>What a blessing I received today from one of my Goddaughters, Katherine Thames, who lives in Gulfport, Mississippi. She’s a nursing student, and she was listening to NPR’s Morning Edition yesterday and heard this short program about how memories can impact the emotions of Alzheimer’s patients long after the event is over. Click here to listen—it’s only about 4 minutes long and well worth it.
Or you can read the article here.
Katherine sent me the link just as I was driving down to Jackson (Mississippi) to visit my mother (who is 82 and has Alzheimers) in the nursing home where she has lived for a year and a half. Justin Feinstein, a graduate student in neuropsychology at the University of Iowa, did a study to prove that events—happy or sad—affect Alzheimer’s patients long after they forget the actual event. They showed clips of sad, and then happy, movie scenes to patients, who responded with tears, sadness, or laughter at the time.
Later, even when the patients didn’t remember watching the movie scenes, they expressed sadness they couldn’t explain… or an upbeat mood swing, after they watched the happy scenes.
The encouraging thing about this is that family and friends of Alzheimer’s patients often dread visiting their loved ones because they don’t seem to remember the visit. It can be depressing, or feel meaningless. And while I know it isn’t meaningless to visit my mother, whether or not she remembers it, it really helps me to know that the things I do with her will cause her happiness long after she forgets the activity. I try to leave her reminders—like taping the picture we color or paint together on the dresser in her room—and I think that helps. Sometimes I send her a photo of us together, from our last visit, in a card the following week.
Today the physical therapist told me that she’s been working with Mom on “restorative therapy”—especially walking—for a couple of weeks now. Mom refused to cooperate with physical therapy a year ago after her hip replacement surgery, which is why she is stuck in a wheel chair all day long. But now, she’s up and walking (with help) for a few minutes every morning, six days a week. So, I’m sitting in the lobby with Mom this afternoon and I say, “Mom, I’m so glad to hear you’ve been walking some!”
“Really? I can’t remember that.” Blank expression on her face.

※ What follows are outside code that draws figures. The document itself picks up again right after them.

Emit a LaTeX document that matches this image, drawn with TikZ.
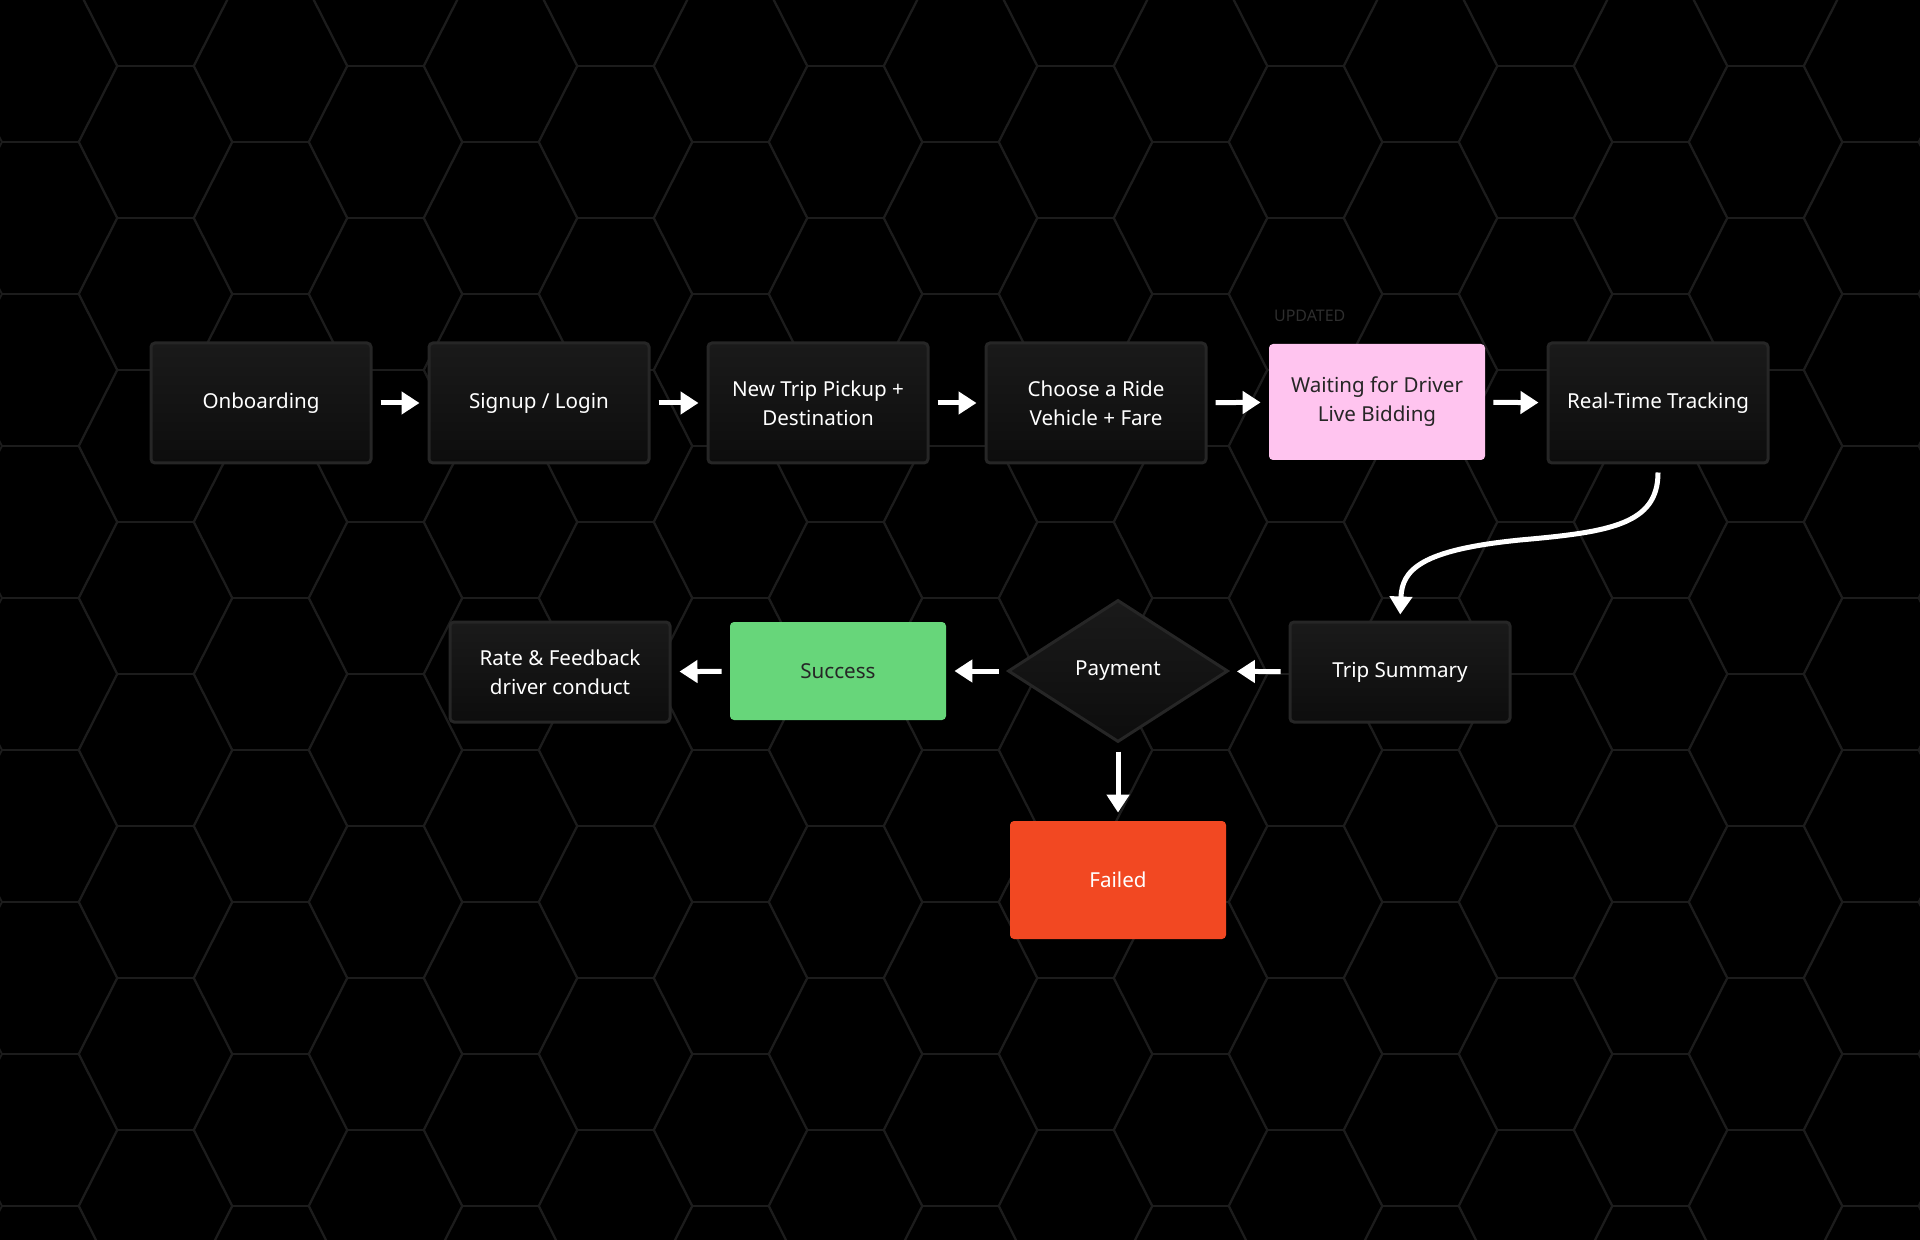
\documentclass[tikz,border=0pt]{standalone}
\usepackage{fontspec}
\setmainfont{Noto Sans}
\usetikzlibrary{shapes.geometric,arrows.meta}
\definecolor{bgc}{HTML}{000000}
\definecolor{hexc}{HTML}{1C1C1C}
\definecolor{boxtop}{HTML}{1A1A1A}
\definecolor{boxbot}{HTML}{0D0D0D}
\definecolor{boxline}{HTML}{262626}
\definecolor{pinkc}{HTML}{FFC4EF}
\definecolor{greenc}{HTML}{67D67A}
\definecolor{redc}{HTML}{F24822}
\definecolor{updc}{HTML}{2E2E2E}
\begin{document}
\begin{tikzpicture}[x=0.5pt,y=-0.5pt,
  txt/.style={font=\fontsize{10.3}{14.5}\selectfont, align=center, text=white},
  box/.style={txt, rectangle, rounded corners=2pt, minimum width=110pt, minimum height=60pt, top color=boxtop, bottom color=boxbot, draw=boxline, line width=1.5pt},
  flat/.style={txt, rectangle, rounded corners=2pt, minimum width=108pt, minimum height=58pt},
  arr/.style={draw=white, line width=2.5pt, -{Triangle[length=9pt,width=11pt]}, shorten <=4pt, shorten >=4pt}
]
\fill[bgc] (0,0) rectangle (1920,1240);
\useasboundingbox (0,0) rectangle (1920,1240);
% hex grid
\begin{scope}
\clip (0,0) rectangle (1920,1240);
\foreach \i in {-1,...,17}{
  \pgfmathsetmacro{\cx}{155.5+115*\i}
  \pgfmathsetmacro{\off}{mod(\i+2,2)==1 ? 76 : 0}
  \foreach \j in {-1,...,9}{
    \pgfmathsetmacro{\cy}{142+152*\j+\off}
    \draw[hexc, line width=0.9pt] (\cx-77,\cy) -- (\cx-38.5,\cy-76) -- (\cx+38.5,\cy-76) -- (\cx+77,\cy) -- (\cx+38.5,\cy+76) -- (\cx-38.5,\cy+76) -- cycle;
  }
}
\end{scope}
% top row
\node[box] (onb) at (261,403) {Onboarding};
\node[box] (sign) at (539,403) {Signup / Login};
\node[box] (trip) at (818,403) {New Trip Pickup +\\Destination};
\node[box] (ride) at (1096,403) {Choose a Ride\\Vehicle + Fare};
\node[flat, fill=pinkc, text=black!85] (wait) at (1377,402) {Waiting for Driver\\Live Bidding};
\node[box] (track) at (1658,403) {Real-Time Tracking};
\node[font=\bfseries\fontsize{8}{9}\selectfont, text=updc, anchor=west] (upd) at (1267,316) {UPDATED};
% second row
\node[box, minimum height=50pt] (rate) at (560,672) {Rate \& Feedback\\driver conduct};
\node[flat, fill=greenc, text=black!85, minimum height=49pt] (succ) at (838,671) {Success};
\node[txt, diamond, aspect=1.55, minimum width=110pt, minimum height=71pt, inner sep=0pt, top color=boxtop, bottom color=boxbot, draw=boxline, line width=1.5pt] (pay) at (1118,671) {Payment};
\node[box, minimum height=50pt] (sum) at (1400,672) {Trip Summary};
\node[flat, fill=redc, minimum height=59pt] (fail) at (1118,880) {Failed};
% arrows
\draw[arr] (onb) -- (sign);
\draw[arr] (sign) -- (trip);
\draw[arr] (trip) -- (ride);
\draw[arr] (ride) -- (wait);
\draw[arr] (wait) -- (track);
\draw[draw=white, line width=2.5pt, -{Triangle[length=9pt,width=11pt]}, shorten <=4pt, shorten >=3pt]
  (track.south) .. controls ++(0,60) and (1610,532) .. (1520,540) .. controls (1420,550) and (1402,570) .. (sum.north);
\draw[arr] (sum) -- (pay);
\draw[arr] (pay) -- (succ);
\draw[arr] (succ) -- (rate);
\draw[arr] (pay) -- (fail);
\end{tikzpicture}
\end{document}
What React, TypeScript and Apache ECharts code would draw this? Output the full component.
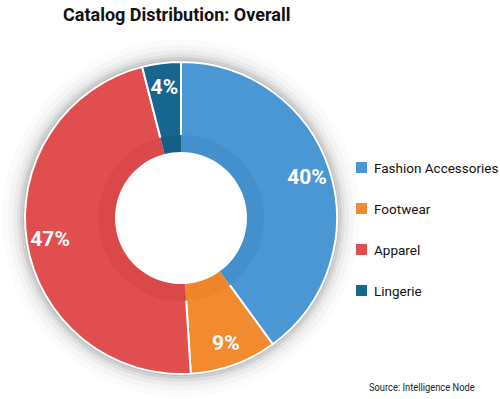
import React, { useEffect, useRef } from "react";
import * as echarts from "echarts";

const categories = ["Fashion Accessories", "Footwear", "Apparel", "Lingerie"];
const shares = [40, 9, 47, 4];
const outerColors = ["#4A97D3", "#F28B30", "#E14E50", "#17668F"];
const innerColors = ["#4390CD", "#EE852B", "#DB484A", "#145F86"];
const titleText = "Catalog Distribution: Overall";
const sourceText = "Source: Intelligence Node";

// soft halo rings around the donut: [inner radius, outer radius, opacity]
const haloRings: [number, number, number][] = [
  [155, 158, 0.27],
  [158, 161, 0.19],
  [161, 164, 0.12],
  [164, 168, 0.075],
  [168, 173, 0.04],
  [173, 179, 0.016],
];

const FONT = "Roboto, 'Liberation Sans', Arial, sans-serif";

export default function App() {
  const ref = useRef<HTMLDivElement>(null);
  useEffect(() => {
    document.body.style.margin = "0";
    const chart = echarts.init(ref.current!, null, { renderer: "svg" });
    const center = [181, 218];
    const outerData = categories.map((name, i) => ({
      name,
      value: shares[i],
      itemStyle: { color: outerColors[i] },
    }));
    const innerData = categories.map((name, i) => ({
      name,
      value: shares[i],
      itemStyle: { color: innerColors[i] },
    }));
    const haloSeries = haloRings.map(([r0, r1, a], k) => ({
      type: "pie",
      name: "halo" + k,
      center,
      radius: [r0, r1],
      silent: true,
      legendHoverLink: false,
      data: [{ name: "halo" + k, value: 1, itemStyle: { color: `rgba(0,0,0,${a})` } }],
      label: { show: false },
      labelLine: { show: false },
      z: 0,
    }));
    chart.setOption({
      animation: false,
      title: {
        text: titleText,
        left: 58,
        top: 0,
        textStyle: { fontFamily: FONT, fontWeight: "bold", fontSize: 18, color: "#111" },
      },
      legend: {
        orient: "vertical",
        left: 349,
        top: 155,
        itemWidth: 13,
        itemHeight: 13,
        itemGap: 26,
        icon: "rect",
        data: categories,
        textStyle: { fontFamily: FONT, fontSize: 13.5, color: "#111", padding: [0, 0, 0, 1] },
      },
      graphic: [
        {
          type: "text",
          x: 369,
          y: 382,
          scaleX: 0.85,
          style: { text: sourceText, font: `11px ${FONT}`, fill: "#222" },
        },
      ],
      series: [
        ...haloSeries,
        {
          type: "pie",
          center,
          radius: [80, 156],
          startAngle: 90,
          clockwise: true,
          silent: true,
          data: outerData,
          itemStyle: {
            borderColor: "#fff",
            borderWidth: 2,
          },
          label: { show: false },
          labelLine: { show: false },
          z: 1,
        },
        {
          type: "pie",
          center,
          radius: [104, 155],
          startAngle: 90,
          clockwise: true,
          silent: true,
          data: categories.map((name, i) => ({ name, value: shares[i] })),
          itemStyle: { color: "transparent" },
          label: {
            show: true,
            position: "inside",
            formatter: "{c}%",
            color: "#fff",
            fontFamily: FONT,
            fontWeight: "bold",
            fontSize: 21,
          },
          labelLine: { show: false },
          legendHoverLink: false,
          z: 5,
        },
        {
          type: "pie",
          center,
          radius: [64, 83],
          startAngle: 90,
          clockwise: true,
          silent: true,
          data: innerData,
          label: { show: false },
          labelLine: { show: false },
          z: 2,
        },
        {
          type: "pie",
          center,
          radius: [0, 66],
          silent: true,
          data: [{ name: "center", value: 1, itemStyle: { color: "#fff" } }],
          label: { show: false },
          labelLine: { show: false },
          z: 3,
        },
      ],
    });
    return () => chart.dispose();
  }, []);
  return <div ref={ref} style={{ width: 500, height: 399 }} />;
}
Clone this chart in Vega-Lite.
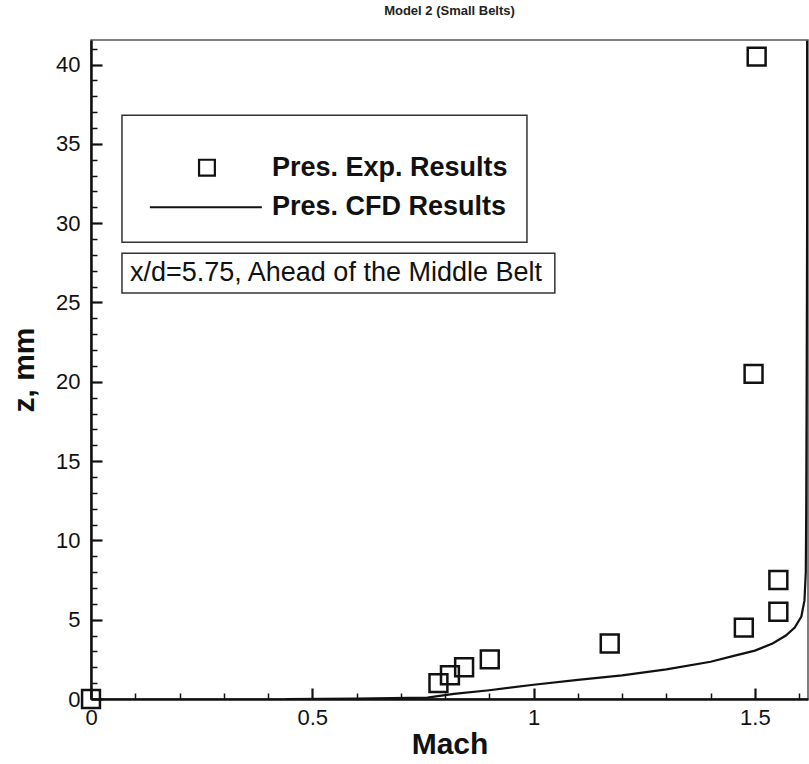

But then the therapist walks up and says, “Hi, Miss Effie. I see you daughter, Susan is here. I’ve been telling her about how good you’re doing with your walking now.”
Mom lights up when she sees the therapist and says, “I know you. But I don’t remember walking.”
So the therapist makes movements, showing what Mom looks like shuffing along, taking baby steps with a walker. Mom smiles and laughs gently. “If you say so.”
She doesn’t remember that she’s been walking every morning, but her overall sense of well-being seems better. I ask if her hip is hurting, or her legs, and she says no. So the movement is beneficial, physically, but I think the personal interaction she has with the physical therapist—a happy, upbeat woman—is what causes her long-term emotional boost.
After spending several hours with Mom today—eating cookies, coloring, painting (with paint pens), sitting outside on the patio looking at the plants, and visiting with various staff and residents, I was preparing to say goodbye. I reminded Mom of some of the things we had done together during those hours, and she had already forgotten about the cookies, asking when we were going to have them. Before listening to this story, I would have been frustrated, but now I’m hopeful that somehow she’s going to be on an emotional cookie-high for a while even though she doesn’t remember them.
I hope this study encourages more people to visit their loved ones with Alzheimers. Feinstein says it’s best to have short, frequent, “happy” visits. A friend from Mom’s church called last week and told me that several people, including her daughter, visit Mom regularly, which I didn’t know because Mom never remembers. But I’m hoping that even those short visits are leaving a happy emotional wake.